I’ve been baking bread on and off since we were first married so that’s fifty two years give or take. My first port of call whenever I want to do something or learn a new skill is to read everything I can get my hands on. But not for me the exotic and elaborate confections that please the eye and get photographed in the Sunday supplements . I want to dig down to the simplest instance of my quarry. For years it was a cottage loaf like the ones my mother would occasionally buy at the bakery. It took me about ten years to learn that bread dough positively thrives on a bit of neglect. I was always fiddling, prodding, turning and looking for the trick that would yield the Ur Loaf, the Dead Sea Scroll of the living bread. Eventually I forgot to fiddle, got too busy to prod and neglected a loaf. It was the best I’d ever managed.
But somehow I’d slipped into a puritanical fundamentalism that forbade me even to glimpse at a different way of doing things, or using a new ingredient.
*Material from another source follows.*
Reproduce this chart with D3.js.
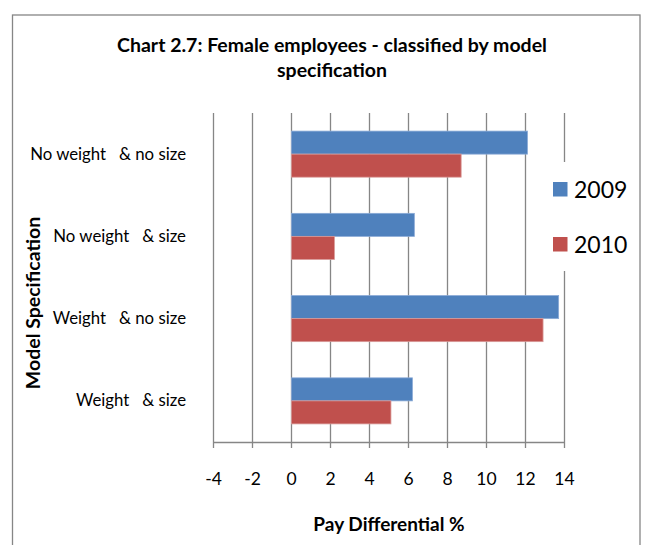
<!DOCTYPE html>
<html>
<head>
<meta charset="utf-8">
<script src="https://cdn.jsdelivr.net/npm/d3@7"></script>
<style>
  html, body { margin: 0; padding: 0; background: #fff; }
  svg text { font-family: Lato, "Open Sans", sans-serif; fill: #000; }
</style>
</head>
<body>
<div id="chart"></div>
<script>
// categories, top to bottom
const categories = ["No weight   & no size", "No weight   & size", "Weight   & no size", "Weight   & size"];
const seriesNames = ["2009", "2010"];
const values2009 = [12.1, 6.3, 13.7, 6.2];
const values2010 = [8.7, 2.2, 12.9, 5.1];
const xTicks = [-4, -2, 0, 2, 4, 6, 8, 10, 12, 14];
const colors = ["#4F81BD", "#C0504D"];

const width = 654, height = 545;

const svg = d3.select("#chart")
    .append("svg")
    .attr("width", width)
    .attr("height", height);

// chart border
svg.append("rect")
    .attr("x", 12.5).attr("y", 15)
    .attr("width", 627.5).attr("height", 545)
    .attr("fill", "#fff")
    .attr("stroke", "#868686")
    .attr("stroke-width", 1.3);

const x = d3.scaleLinear().domain([-4, 14]).range([213.5, 564.5]);
const y = d3.scaleBand().domain(categories).range([113, 442])
    .paddingInner(0.44).paddingOuter(0.22);
const ySub = d3.scaleBand().domain(seriesNames).range([0, y.bandwidth()]);

// vertical gridlines (run past the axis as tick marks)
svg.append("g")
    .selectAll("line")
    .data(xTicks)
    .join("line")
    .attr("x1", d => x(d)).attr("x2", d => x(d))
    .attr("y1", 113).attr("y2", 448)
    .attr("stroke", "#868686")
    .attr("stroke-width", 1.3);

// axis line
svg.append("line")
    .attr("x1", x(-4)).attr("x2", x(14))
    .attr("y1", 442.5).attr("y2", 442.5)
    .attr("stroke", "#868686")
    .attr("stroke-width", 1.3);

// tick labels
svg.append("g")
    .selectAll("text")
    .data(xTicks)
    .join("text")
    .attr("x", d => x(d))
    .attr("y", 485)
    .attr("text-anchor", "middle")
    .style("font-size", "17.5px")
    .text(d => d);

// bars
const rows = categories.map((c, i) => ({ cat: c, vals: [values2009[i], values2010[i]] }));
const groups = svg.append("g")
    .selectAll("g")
    .data(rows)
    .join("g")
    .attr("transform", d => `translate(0,${y(d.cat)})`);

groups.selectAll("rect")
    .data(d => d.vals.map((v, j) => ({ name: seriesNames[j], v, j })))
    .join("rect")
    .attr("x", d => x(Math.min(0, d.v)))
    .attr("y", d => ySub(d.name))
    .attr("width", d => Math.abs(x(d.v) - x(0)))
    .attr("height", ySub.bandwidth())
    .attr("fill", d => colors[d.j])
    .attr("stroke", d => d.j === 0 ? "#8aaad6" : "#d99a98")
    .attr("stroke-width", 0.8);

// category labels
svg.append("g")
    .selectAll("text")
    .data(categories)
    .join("text")
    .attr("x", 186)
    .attr("y", d => y(d) + y.bandwidth() / 2 + 5.5)
    .attr("text-anchor", "end")
    .style("font-size", "16.8px")
    .style("white-space", "pre")
    .attr("xml:space", "preserve")
    .text(d => d);

// legend (white box hides the gridline behind it)
svg.append("rect")
    .attr("x", 545).attr("y", 162)
    .attr("width", 90).attr("height", 109)
    .attr("fill", "#fff");

const legend = svg.append("g")
    .selectAll("g")
    .data(seriesNames)
    .join("g")
    .attr("transform", (d, i) => `translate(553,${182 + i * 55})`);
legend.append("rect")
    .attr("width", 14.5).attr("height", 14.5)
    .attr("fill", (d, i) => colors[i]);
legend.append("text")
    .attr("x", 21).attr("y", 15.5)
    .style("font-size", "23px")
    .text(d => d);

// titles
const title = svg.append("text")
    .attr("x", 332)
    .attr("text-anchor", "middle")
    .style("font-size", "19.5px")
    .style("font-weight", "bold");
title.append("tspan").attr("x", 332).attr("y", 52).text("Chart 2.7: Female employees - classified by model");
title.append("tspan").attr("x", 332).attr("y", 77).text("specification");

svg.append("text")
    .attr("x", 389).attr("y", 531)
    .attr("text-anchor", "middle")
    .style("font-size", "19px")
    .style("font-weight", "bold")
    .text("Pay Differential %");

svg.append("text")
    .attr("transform", "translate(40,303) rotate(-90)")
    .attr("text-anchor", "middle")
    .style("font-size", "19.5px")
    .style("font-weight", "bold")
    .text("Model Specification");
</script>
</body>
</html>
I suppose if you’ve ever been forced to eat half-mouldy, wholemeal onion bread (“I’ve never tried this before”) and attempted to control your gag reflex while smiling weakly and saying “mm delicious” you might be suspicious of novelty. But that’s a cop-out, it was me really, clinging to the raft of certainty in a roaring sea of possibilities and ingredients. I wanted a monogamous relationship with the loaf I’d always longed for and only found after a perilous journey through hardship and loss.
Some time ago, because there was nothing else left on the shelf, I bought a sliced loaf (mea culpa) of Bertinet’s sourdough, malted, multi-seeded Notting Hill Carnival bread (I made some of that up!) It was delicious. So I bought a bag of the same sort of flour and baked a loaf in a bread machine. I felt like a complete culinary slapper , but it was good. As Robin (my psychotherapist) would often say to me “what on earth is wrong with that?”. “Never let the perfect drive out the best” – exceptionally good advice for me. My parents abandoned my sister and me to a Primitive Methodist Sunday School when we were young and impressionable, hence the psychoanalytic psychotherapy to help me out of the shackles I was dragging around, like Mendoza dragging his armour and weapons around in “The Mission”.
Last year I was very much looking forward to the arrival of the Katz book since I became inflamed with the thought of fermenting things. When it arrived I read Michael Pollan’s foreword, and skimmed through the text. Suddenly I was back in the world of the Whole Earth Catalogue and it felt good that in the midst of the madness of Brexit and Trump there are other voices not yet surpassed and crushed by neoliberal orthodoxy. We shall push back with pickled gherkins and sauerkraut!